A revised manuscript with the red marked correction in Line 222-236, Page 7 was attached as the supplemental material entitled by “Revised Manuscript”.
Comment 4 | Comment 9 | Comment 10
Comment 4: The study focuses on one soil type (Ferralsols) from a specific region. Further research could aim to evaluate the method's effectiveness on different soil types and under various imaging conditions to verify its generalization ability.
Comment 9: The physicochemical and structural aspects of tomographic sensing of the soil sample and the effectiveness of the sampling method depending on the soil condition and research objectives are not disclosed.

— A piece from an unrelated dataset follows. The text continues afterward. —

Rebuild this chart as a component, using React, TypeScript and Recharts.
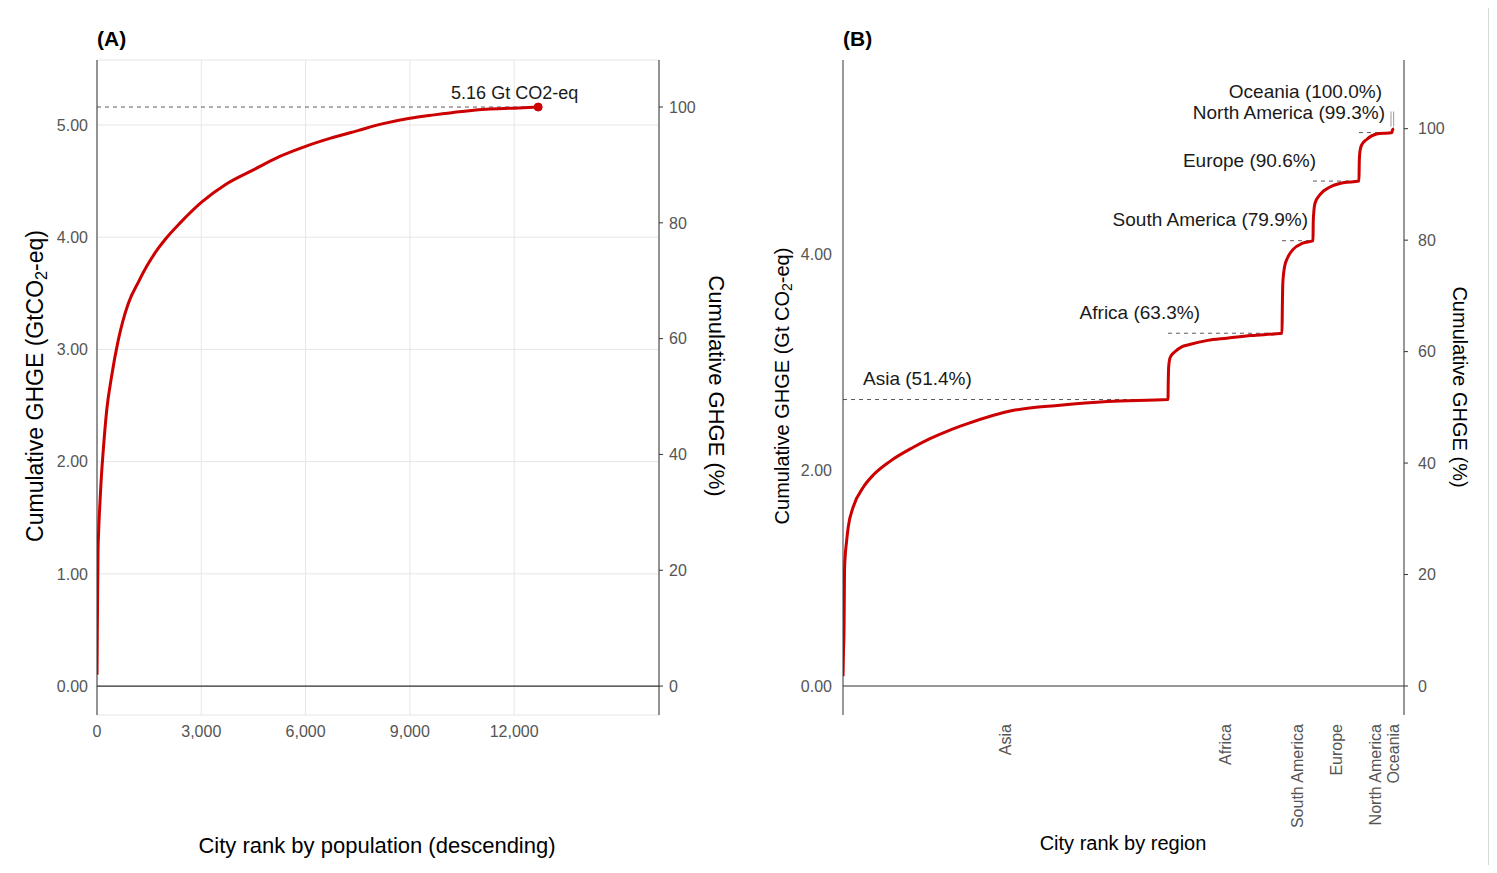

Comment 10: The article does not specify whether this method is suitable for different soil types or only for a specific territory. If it is for a specific territory, then the article has very limited scientific novelty.
Response:
Thanks for your suggestion.
Thank you for your attention to the soil sample representativeness. In this study, soil sampling was conducted in the Chengmai Meiting Agroforestry Complex Ecosystem Hainan Observation and Research Station, Hainan Province, China (19°49′N, 110°5′E). Two undisturbed cylindrical soil columns (10 cm in diameter and 10 cm in height) were randomly collected from a well-structured A horizon of Ferralsols (FAO/UNESCO), corresponding to Oxisols (USDA). The site is located in a tropical region characterized by a warm, humid climate with abundant rainfall and deeply weathered red soils that are highly suitable for tropical agriculture. The bulk density of the 0–20 cm layer was 1.37 g·cm⁻³. The soil texture was classified as silt loam, consisting of 29.33% sand, 44.17% silt, and 26.50% clay. Chemical properties included a pH of 5.67, soil organic matter content of 11.13 g·kg⁻¹, total phosphorus of 0.58 g·kg⁻¹, and total nitrogen of 0.89 g·kg⁻¹.
Although the experimental data in this study were collected from a specific soil type and region, our proposed segmentation method—MMLFR-UNet—is designed based on the common structural and frequency characteristics present in soil CT images. Therefore, the model has theoretical potential for generalization. In future work, we plan to incorporate CT images from various soil types and regions to further verify the adaptability and generalizability of our method, thereby enhancing the scientific significance and application scope of the research.
Comment 5
While the authors compare their method with traditional approaches and UNet, it would be interesting to compare it with other state-of-the-art image segmentation methods such as DeepLab, Mask R-CNN, or Transformer-based models.
Response:
Thanks for your suggestion.
In response, we have expanded the comparative discussion by incorporating recent state-of-the-art image segmentation methods into our evaluation. Specifically, we benchmarked the proposed MMLFR-UNet against three recent and representative models: (1) a hybrid U-Net–LSTM method by Liu et al. (2024); (2) an improved UNet-VAE model developed by Han et al. (2024); and (3) the Transformer-CNN fusion model ACFTransUNet proposed by Song et al. (2024). These models represent current advancements in deep learning–based soil pore segmentation, including Transformer-based architectures as you kindly suggested. Results show that our model achieved a higher pixel accuracy of 98.83% on 2D CT images and better handled small-pore detection and boundary preservation under noisy conditions. This comparative analysis has been added to the discussion section to highlight the effectiveness and potential advantages of our method.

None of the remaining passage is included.